El Concilio defendió los métodos historico-críticos para el estudio de la Biblia, la hermenéutica en la interpretación de los textos sagrados, las ciencias humanas y sociales para un mejor conocimiento de la realidad, y el pensamiento crítico para liberar la vida religiosa de un concepto mágico del mundo y de residuos supersticiosos. Estos principios sirvieron inicialmente a los teólogos de coraza protectora frente a las acusaciones de los sectores integristas, pero pronto fue la propia institución quien se olvidó de ellos y adoptó una actitud detectivesca empezando por los teólogos conciliares, algunos de los cuales fueron amonestados, juzgados e incluso condenados. Los teólogos sancionados primero por Pío XII y nombrados posteriormente asesores por Juan XXIII volvían a comparecer ante el antiguo Santo Oficio.
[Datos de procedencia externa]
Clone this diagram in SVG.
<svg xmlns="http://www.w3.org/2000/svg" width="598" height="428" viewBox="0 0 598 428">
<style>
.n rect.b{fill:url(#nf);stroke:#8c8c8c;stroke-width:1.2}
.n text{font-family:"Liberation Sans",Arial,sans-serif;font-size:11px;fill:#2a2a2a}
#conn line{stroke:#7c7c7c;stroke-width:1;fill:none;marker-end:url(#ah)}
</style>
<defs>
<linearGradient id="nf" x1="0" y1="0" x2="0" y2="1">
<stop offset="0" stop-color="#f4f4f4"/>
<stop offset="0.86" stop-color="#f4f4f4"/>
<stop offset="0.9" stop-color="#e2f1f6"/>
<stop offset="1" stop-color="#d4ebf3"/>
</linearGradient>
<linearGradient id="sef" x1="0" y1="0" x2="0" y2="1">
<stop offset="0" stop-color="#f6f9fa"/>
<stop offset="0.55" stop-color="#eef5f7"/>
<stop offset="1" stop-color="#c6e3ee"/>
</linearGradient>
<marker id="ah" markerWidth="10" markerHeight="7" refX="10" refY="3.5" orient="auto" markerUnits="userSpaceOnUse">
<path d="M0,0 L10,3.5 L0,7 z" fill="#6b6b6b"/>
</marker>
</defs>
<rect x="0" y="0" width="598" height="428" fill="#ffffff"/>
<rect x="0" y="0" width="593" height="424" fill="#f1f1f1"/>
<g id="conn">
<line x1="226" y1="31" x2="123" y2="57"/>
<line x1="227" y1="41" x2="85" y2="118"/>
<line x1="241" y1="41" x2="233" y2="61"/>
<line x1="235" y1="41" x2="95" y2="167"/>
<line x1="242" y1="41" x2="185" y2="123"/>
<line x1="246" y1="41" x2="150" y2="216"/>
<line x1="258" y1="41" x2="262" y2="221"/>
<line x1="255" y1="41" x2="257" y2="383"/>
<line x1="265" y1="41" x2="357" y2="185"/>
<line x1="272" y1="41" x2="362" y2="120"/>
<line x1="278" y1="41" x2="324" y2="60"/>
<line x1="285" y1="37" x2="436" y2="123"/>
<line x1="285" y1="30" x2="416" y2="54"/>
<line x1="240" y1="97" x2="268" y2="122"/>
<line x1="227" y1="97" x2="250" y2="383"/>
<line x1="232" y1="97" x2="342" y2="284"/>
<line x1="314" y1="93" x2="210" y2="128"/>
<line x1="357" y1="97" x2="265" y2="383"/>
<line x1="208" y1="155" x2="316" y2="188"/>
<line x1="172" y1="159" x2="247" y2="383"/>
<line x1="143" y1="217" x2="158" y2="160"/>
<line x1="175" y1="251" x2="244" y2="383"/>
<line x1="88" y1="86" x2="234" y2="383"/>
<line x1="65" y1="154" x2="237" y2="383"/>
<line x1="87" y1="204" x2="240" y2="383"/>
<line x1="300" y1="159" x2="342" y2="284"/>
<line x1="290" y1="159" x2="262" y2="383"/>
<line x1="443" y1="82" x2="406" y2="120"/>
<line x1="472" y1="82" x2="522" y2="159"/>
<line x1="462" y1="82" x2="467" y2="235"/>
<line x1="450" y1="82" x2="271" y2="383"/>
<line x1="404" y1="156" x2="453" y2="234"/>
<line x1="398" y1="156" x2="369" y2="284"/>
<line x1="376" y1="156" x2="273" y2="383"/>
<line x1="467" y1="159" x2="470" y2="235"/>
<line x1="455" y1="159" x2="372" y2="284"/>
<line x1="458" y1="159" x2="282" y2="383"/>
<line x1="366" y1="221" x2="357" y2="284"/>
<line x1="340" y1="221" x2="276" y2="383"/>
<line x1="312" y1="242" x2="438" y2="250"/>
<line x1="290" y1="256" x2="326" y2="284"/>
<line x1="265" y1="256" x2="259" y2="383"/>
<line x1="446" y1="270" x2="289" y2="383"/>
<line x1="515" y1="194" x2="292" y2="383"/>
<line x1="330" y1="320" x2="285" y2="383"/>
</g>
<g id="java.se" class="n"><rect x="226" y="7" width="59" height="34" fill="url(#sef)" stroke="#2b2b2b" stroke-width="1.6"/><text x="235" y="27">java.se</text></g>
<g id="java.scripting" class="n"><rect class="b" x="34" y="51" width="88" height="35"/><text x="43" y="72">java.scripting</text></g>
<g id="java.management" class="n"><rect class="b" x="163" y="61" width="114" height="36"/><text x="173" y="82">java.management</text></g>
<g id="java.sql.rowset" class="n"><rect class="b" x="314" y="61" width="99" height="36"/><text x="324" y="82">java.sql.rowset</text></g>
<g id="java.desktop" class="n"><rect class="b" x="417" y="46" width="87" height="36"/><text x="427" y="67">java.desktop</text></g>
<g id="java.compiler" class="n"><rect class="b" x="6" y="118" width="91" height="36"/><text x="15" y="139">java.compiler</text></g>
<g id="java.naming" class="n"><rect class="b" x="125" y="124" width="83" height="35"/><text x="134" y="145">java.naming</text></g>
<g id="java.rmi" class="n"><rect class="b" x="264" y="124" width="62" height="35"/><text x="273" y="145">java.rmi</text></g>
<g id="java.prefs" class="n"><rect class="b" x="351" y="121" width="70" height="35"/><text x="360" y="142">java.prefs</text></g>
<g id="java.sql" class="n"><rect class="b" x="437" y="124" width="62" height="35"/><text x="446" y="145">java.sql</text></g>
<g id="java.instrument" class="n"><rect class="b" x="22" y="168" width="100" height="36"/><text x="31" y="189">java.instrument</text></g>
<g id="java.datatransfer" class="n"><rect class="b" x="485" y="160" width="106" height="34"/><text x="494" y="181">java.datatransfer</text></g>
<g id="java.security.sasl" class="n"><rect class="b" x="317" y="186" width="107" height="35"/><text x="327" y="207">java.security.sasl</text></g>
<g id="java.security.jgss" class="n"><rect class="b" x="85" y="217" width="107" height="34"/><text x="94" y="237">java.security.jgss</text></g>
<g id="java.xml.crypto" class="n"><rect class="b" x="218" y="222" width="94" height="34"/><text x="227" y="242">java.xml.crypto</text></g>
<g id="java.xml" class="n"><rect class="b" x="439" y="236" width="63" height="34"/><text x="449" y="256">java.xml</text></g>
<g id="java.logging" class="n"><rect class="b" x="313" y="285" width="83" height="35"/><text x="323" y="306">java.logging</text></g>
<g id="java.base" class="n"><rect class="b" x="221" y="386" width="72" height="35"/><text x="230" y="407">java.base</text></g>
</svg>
¿Qué queda de aquella asamblea episcopal, su impulso renovador o una añoranza al modo de los cuentos que empiezan "hubo una vez..."?, ¿la mecha que humea y las brasas bajo las cenizas, o sólo humo y cenizas? ¿Seguirá Benedicto XVI por la senda de la reforma que inició el Vaticano II, que él mismo como perito conciliar contribuyó a trazar? El Concilio es un legado que no puede dilapidarse, sino que ha de activarse, reformularse y recrearse en los nuevos climas culturales. Un legado que puede mantener viva la utopía de Otra Iglesia es Posible.

Juan José Tamayo es director de la Cátedra de Teología y Ciencias de las Religiones, de la Universidad Carlos III de Madrid.